> **Exercise prompt**
With the images removed, repeat the data below exactly.

> **Data shown**
• • • •

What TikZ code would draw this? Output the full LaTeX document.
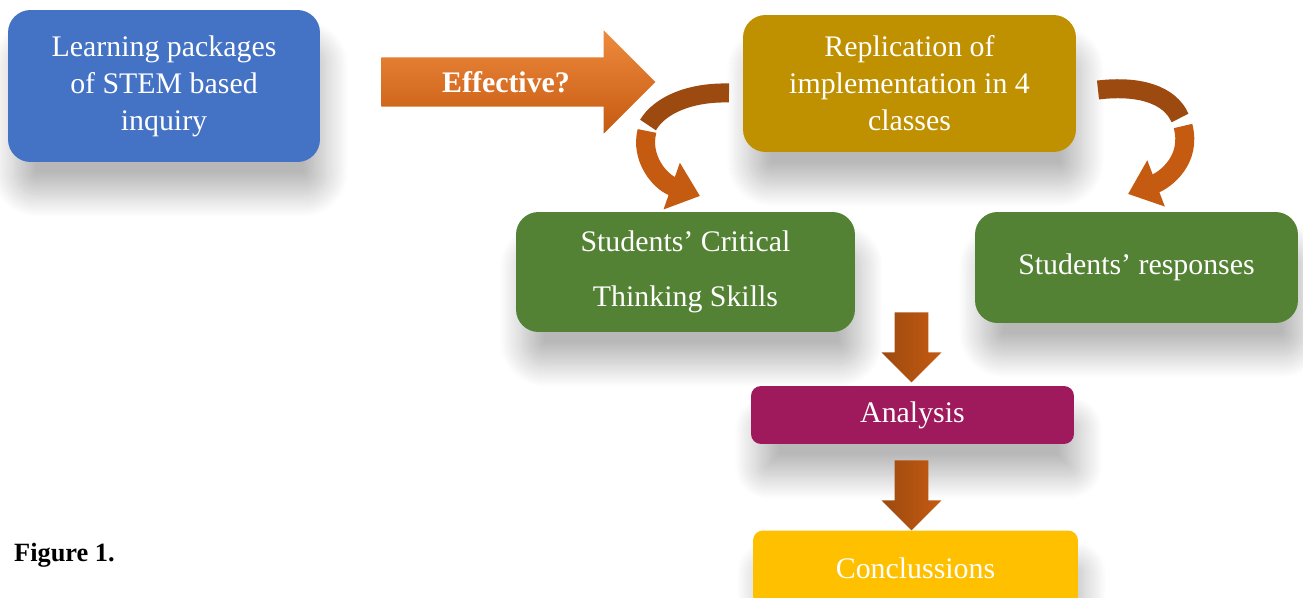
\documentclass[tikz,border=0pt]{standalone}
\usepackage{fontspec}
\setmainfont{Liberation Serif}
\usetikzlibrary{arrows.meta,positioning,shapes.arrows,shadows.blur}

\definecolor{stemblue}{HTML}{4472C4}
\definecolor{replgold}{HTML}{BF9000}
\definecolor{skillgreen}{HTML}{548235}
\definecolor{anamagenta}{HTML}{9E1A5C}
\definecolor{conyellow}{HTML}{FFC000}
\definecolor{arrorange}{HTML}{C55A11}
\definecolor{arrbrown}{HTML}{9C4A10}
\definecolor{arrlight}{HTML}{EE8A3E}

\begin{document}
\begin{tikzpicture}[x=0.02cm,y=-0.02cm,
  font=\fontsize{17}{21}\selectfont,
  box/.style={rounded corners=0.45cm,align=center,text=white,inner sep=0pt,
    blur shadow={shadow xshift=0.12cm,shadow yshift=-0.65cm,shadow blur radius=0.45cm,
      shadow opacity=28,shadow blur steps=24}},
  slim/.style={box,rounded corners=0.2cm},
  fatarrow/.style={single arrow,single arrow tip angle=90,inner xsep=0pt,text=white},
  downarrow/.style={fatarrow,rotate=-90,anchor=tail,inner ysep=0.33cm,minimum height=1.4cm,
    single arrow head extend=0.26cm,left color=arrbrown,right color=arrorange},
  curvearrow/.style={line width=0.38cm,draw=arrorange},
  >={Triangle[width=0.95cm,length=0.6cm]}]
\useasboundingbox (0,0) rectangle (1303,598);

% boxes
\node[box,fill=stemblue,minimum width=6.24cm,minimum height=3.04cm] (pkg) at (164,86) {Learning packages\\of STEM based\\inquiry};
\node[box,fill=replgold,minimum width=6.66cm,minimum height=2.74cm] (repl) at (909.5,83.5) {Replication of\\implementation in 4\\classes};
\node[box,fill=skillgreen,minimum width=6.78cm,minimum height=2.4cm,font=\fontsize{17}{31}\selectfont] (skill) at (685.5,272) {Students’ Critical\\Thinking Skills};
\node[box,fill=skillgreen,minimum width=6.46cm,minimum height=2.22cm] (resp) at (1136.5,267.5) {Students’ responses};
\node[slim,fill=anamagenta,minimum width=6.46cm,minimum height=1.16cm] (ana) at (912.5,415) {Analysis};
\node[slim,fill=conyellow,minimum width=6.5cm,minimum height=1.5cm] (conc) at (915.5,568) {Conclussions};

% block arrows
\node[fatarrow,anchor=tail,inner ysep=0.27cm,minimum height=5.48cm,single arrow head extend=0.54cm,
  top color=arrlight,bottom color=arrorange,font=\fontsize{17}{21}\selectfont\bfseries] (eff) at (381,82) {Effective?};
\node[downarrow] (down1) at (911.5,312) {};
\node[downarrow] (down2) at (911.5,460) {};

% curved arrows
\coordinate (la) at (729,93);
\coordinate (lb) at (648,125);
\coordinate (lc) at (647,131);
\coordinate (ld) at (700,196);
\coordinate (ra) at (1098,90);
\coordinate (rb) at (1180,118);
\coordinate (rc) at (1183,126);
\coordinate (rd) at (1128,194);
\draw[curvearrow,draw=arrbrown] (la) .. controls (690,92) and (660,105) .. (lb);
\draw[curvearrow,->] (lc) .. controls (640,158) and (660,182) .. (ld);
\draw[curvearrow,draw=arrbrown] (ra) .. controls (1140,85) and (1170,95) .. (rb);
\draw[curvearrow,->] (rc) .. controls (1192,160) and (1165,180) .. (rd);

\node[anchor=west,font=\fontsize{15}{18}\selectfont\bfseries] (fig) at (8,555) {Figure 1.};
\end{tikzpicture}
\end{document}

• • • •

> **Result for this task**
What TikZ code would draw this? Output the full LaTeX document.
\documentclass[tikz,border=0pt]{standalone}
\usepackage{fontspec}
\setmainfont{Liberation Serif}
\usetikzlibrary{arrows.meta,positioning,shapes.arrows,shadows.blur}

\definecolor{stemblue}{HTML}{4472C4}
\definecolor{replgold}{HTML}{BF9000}
\definecolor{skillgreen}{HTML}{548235}
\definecolor{anamagenta}{HTML}{9E1A5C}
\definecolor{conyellow}{HTML}{FFC000}
\definecolor{arrorange}{HTML}{C55A11}
\definecolor{arrbrown}{HTML}{9C4A10}
\definecolor{arrlight}{HTML}{EE8A3E}

\begin{document}
\begin{tikzpicture}[x=0.02cm,y=-0.02cm,
  font=\fontsize{17}{21}\selectfont,
  box/.style={rounded corners=0.45cm,align=center,text=white,inner sep=0pt,
    blur shadow={shadow xshift=0.12cm,shadow yshift=-0.65cm,shadow blur radius=0.45cm,
      shadow opacity=28,shadow blur steps=24}},
  slim/.style={box,rounded corners=0.2cm},
  fatarrow/.style={single arrow,single arrow tip angle=90,inner xsep=0pt,text=white},
  downarrow/.style={fatarrow,rotate=-90,anchor=tail,inner ysep=0.33cm,minimum height=1.4cm,
    single arrow head extend=0.26cm,left color=arrbrown,right color=arrorange},
  curvearrow/.style={line width=0.38cm,draw=arrorange},
  >={Triangle[width=0.95cm,length=0.6cm]}]
\useasboundingbox (0,0) rectangle (1303,598);

% boxes
\node[box,fill=stemblue,minimum width=6.24cm,minimum height=3.04cm] (pkg) at (164,86) {Learning packages\\of STEM based\\inquiry};
\node[box,fill=replgold,minimum width=6.66cm,minimum height=2.74cm] (repl) at (909.5,83.5) {Replication of\\implementation in 4\\classes};
\node[box,fill=skillgreen,minimum width=6.78cm,minimum height=2.4cm,font=\fontsize{17}{31}\selectfont] (skill) at (685.5,272) {Students’ Critical\\Thinking Skills};
\node[box,fill=skillgreen,minimum width=6.46cm,minimum height=2.22cm] (resp) at (1136.5,267.5) {Students’ responses};
\node[slim,fill=anamagenta,minimum width=6.46cm,minimum height=1.16cm] (ana) at (912.5,415) {Analysis};
\node[slim,fill=conyellow,minimum width=6.5cm,minimum height=1.5cm] (conc) at (915.5,568) {Conclussions};

% block arrows
\node[fatarrow,anchor=tail,inner ysep=0.27cm,minimum height=5.48cm,single arrow head extend=0.54cm,
  top color=arrlight,bottom color=arrorange,font=\fontsize{17}{21}\selectfont\bfseries] (eff) at (381,82) {Effective?};
\node[downarrow] (down1) at (911.5,312) {};
\node[downarrow] (down2) at (911.5,460) {};

% curved arrows
\coordinate (la) at (729,93);
\coordinate (lb) at (648,125);
\coordinate (lc) at (647,131);
\coordinate (ld) at (700,196);
\coordinate (ra) at (1098,90);
\coordinate (rb) at (1180,118);
\coordinate (rc) at (1183,126);
\coordinate (rd) at (1128,194);
\draw[curvearrow,draw=arrbrown] (la) .. controls (690,92) and (660,105) .. (lb);
\draw[curvearrow,->] (lc) .. controls (640,158) and (660,182) .. (ld);
\draw[curvearrow,draw=arrbrown] (ra) .. controls (1140,85) and (1170,95) .. (rb);
\draw[curvearrow,->] (rc) .. controls (1192,160) and (1165,180) .. (rd);

\node[anchor=west,font=\fontsize{15}{18}\selectfont\bfseries] (fig) at (8,555) {Figure 1.};
\end{tikzpicture}
\end{document}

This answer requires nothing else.